- _INSTRUCTION_: Retype the material word for word.

★ ★ ★

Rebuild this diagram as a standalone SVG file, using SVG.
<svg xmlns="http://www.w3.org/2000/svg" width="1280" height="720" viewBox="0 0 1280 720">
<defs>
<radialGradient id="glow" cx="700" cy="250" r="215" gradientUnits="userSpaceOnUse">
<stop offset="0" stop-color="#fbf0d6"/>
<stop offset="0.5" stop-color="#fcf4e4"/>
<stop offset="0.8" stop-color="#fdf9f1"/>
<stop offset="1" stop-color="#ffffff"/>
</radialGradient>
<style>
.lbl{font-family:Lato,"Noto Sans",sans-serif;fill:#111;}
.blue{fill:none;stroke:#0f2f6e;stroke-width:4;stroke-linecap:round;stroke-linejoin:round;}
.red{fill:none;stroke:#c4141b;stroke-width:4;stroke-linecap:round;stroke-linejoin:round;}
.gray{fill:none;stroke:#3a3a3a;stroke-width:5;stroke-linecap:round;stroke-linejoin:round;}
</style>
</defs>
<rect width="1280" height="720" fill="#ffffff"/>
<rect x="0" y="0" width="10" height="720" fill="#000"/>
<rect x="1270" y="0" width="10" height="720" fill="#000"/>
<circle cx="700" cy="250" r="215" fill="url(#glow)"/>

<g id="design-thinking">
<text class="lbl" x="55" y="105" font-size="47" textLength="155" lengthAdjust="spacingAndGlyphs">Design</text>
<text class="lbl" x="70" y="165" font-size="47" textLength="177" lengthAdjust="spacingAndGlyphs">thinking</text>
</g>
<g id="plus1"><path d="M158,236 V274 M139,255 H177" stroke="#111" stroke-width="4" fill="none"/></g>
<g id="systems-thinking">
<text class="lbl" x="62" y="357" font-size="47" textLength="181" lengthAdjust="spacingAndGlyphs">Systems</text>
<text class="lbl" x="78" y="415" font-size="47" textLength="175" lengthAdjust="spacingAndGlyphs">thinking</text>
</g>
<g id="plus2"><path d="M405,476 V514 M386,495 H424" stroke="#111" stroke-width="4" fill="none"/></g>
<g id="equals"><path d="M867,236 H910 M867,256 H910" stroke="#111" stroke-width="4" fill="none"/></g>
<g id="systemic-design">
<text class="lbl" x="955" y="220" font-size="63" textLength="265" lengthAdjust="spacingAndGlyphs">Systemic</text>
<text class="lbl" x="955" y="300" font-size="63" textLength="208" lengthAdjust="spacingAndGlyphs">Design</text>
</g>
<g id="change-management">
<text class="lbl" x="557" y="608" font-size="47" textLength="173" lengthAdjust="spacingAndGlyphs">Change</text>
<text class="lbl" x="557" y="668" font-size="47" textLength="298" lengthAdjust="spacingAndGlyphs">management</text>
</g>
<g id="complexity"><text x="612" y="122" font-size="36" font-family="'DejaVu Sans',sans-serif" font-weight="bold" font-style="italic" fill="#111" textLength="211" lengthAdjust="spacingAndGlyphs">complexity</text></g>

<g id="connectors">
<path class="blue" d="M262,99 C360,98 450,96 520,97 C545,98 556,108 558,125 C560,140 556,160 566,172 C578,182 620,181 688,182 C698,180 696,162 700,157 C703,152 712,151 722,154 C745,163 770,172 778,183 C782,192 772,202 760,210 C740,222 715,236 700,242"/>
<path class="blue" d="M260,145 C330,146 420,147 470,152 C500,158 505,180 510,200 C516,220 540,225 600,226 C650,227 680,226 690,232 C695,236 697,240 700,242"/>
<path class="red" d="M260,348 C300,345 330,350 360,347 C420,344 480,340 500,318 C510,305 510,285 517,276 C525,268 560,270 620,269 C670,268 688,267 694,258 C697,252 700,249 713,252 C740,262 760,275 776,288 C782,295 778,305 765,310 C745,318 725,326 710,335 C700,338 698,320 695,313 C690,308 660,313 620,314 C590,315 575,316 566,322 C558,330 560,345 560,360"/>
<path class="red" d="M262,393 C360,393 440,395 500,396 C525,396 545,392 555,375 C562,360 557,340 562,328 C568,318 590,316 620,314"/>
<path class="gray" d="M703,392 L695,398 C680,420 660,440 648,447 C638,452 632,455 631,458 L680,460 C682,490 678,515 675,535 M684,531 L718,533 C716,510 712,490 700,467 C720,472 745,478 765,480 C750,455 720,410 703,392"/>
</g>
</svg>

★ ★ ★

- _WRITTEN RESPONSE_:
Rebuild this diagram as a standalone SVG file, using SVG.
<svg xmlns="http://www.w3.org/2000/svg" width="1280" height="720" viewBox="0 0 1280 720">
<defs>
<radialGradient id="glow" cx="700" cy="250" r="215" gradientUnits="userSpaceOnUse">
<stop offset="0" stop-color="#fbf0d6"/>
<stop offset="0.5" stop-color="#fcf4e4"/>
<stop offset="0.8" stop-color="#fdf9f1"/>
<stop offset="1" stop-color="#ffffff"/>
</radialGradient>
<style>
.lbl{font-family:Lato,"Noto Sans",sans-serif;fill:#111;}
.blue{fill:none;stroke:#0f2f6e;stroke-width:4;stroke-linecap:round;stroke-linejoin:round;}
.red{fill:none;stroke:#c4141b;stroke-width:4;stroke-linecap:round;stroke-linejoin:round;}
.gray{fill:none;stroke:#3a3a3a;stroke-width:5;stroke-linecap:round;stroke-linejoin:round;}
</style>
</defs>
<rect width="1280" height="720" fill="#ffffff"/>
<rect x="0" y="0" width="10" height="720" fill="#000"/>
<rect x="1270" y="0" width="10" height="720" fill="#000"/>
<circle cx="700" cy="250" r="215" fill="url(#glow)"/>

<g id="design-thinking">
<text class="lbl" x="55" y="105" font-size="47" textLength="155" lengthAdjust="spacingAndGlyphs">Design</text>
<text class="lbl" x="70" y="165" font-size="47" textLength="177" lengthAdjust="spacingAndGlyphs">thinking</text>
</g>
<g id="plus1"><path d="M158,236 V274 M139,255 H177" stroke="#111" stroke-width="4" fill="none"/></g>
<g id="systems-thinking">
<text class="lbl" x="62" y="357" font-size="47" textLength="181" lengthAdjust="spacingAndGlyphs">Systems</text>
<text class="lbl" x="78" y="415" font-size="47" textLength="175" lengthAdjust="spacingAndGlyphs">thinking</text>
</g>
<g id="plus2"><path d="M405,476 V514 M386,495 H424" stroke="#111" stroke-width="4" fill="none"/></g>
<g id="equals"><path d="M867,236 H910 M867,256 H910" stroke="#111" stroke-width="4" fill="none"/></g>
<g id="systemic-design">
<text class="lbl" x="955" y="220" font-size="63" textLength="265" lengthAdjust="spacingAndGlyphs">Systemic</text>
<text class="lbl" x="955" y="300" font-size="63" textLength="208" lengthAdjust="spacingAndGlyphs">Design</text>
</g>
<g id="change-management">
<text class="lbl" x="557" y="608" font-size="47" textLength="173" lengthAdjust="spacingAndGlyphs">Change</text>
<text class="lbl" x="557" y="668" font-size="47" textLength="298" lengthAdjust="spacingAndGlyphs">management</text>
</g>
<g id="complexity"><text x="612" y="122" font-size="36" font-family="'DejaVu Sans',sans-serif" font-weight="bold" font-style="italic" fill="#111" textLength="211" lengthAdjust="spacingAndGlyphs">complexity</text></g>

<g id="connectors">
<path class="blue" d="M262,99 C360,98 450,96 520,97 C545,98 556,108 558,125 C560,140 556,160 566,172 C578,182 620,181 688,182 C698,180 696,162 700,157 C703,152 712,151 722,154 C745,163 770,172 778,183 C782,192 772,202 760,210 C740,222 715,236 700,242"/>
<path class="blue" d="M260,145 C330,146 420,147 470,152 C500,158 505,180 510,200 C516,220 540,225 600,226 C650,227 680,226 690,232 C695,236 697,240 700,242"/>
<path class="red" d="M260,348 C300,345 330,350 360,347 C420,344 480,340 500,318 C510,305 510,285 517,276 C525,268 560,270 620,269 C670,268 688,267 694,258 C697,252 700,249 713,252 C740,262 760,275 776,288 C782,295 778,305 765,310 C745,318 725,326 710,335 C700,338 698,320 695,313 C690,308 660,313 620,314 C590,315 575,316 566,322 C558,330 560,345 560,360"/>
<path class="red" d="M262,393 C360,393 440,395 500,396 C525,396 545,392 555,375 C562,360 557,340 562,328 C568,318 590,316 620,314"/>
<path class="gray" d="M703,392 L695,398 C680,420 660,440 648,447 C638,452 632,455 631,458 L680,460 C682,490 678,515 675,535 M684,531 L718,533 C716,510 712,490 700,467 C720,472 745,478 765,480 C750,455 720,410 703,392"/>
</g>
</svg>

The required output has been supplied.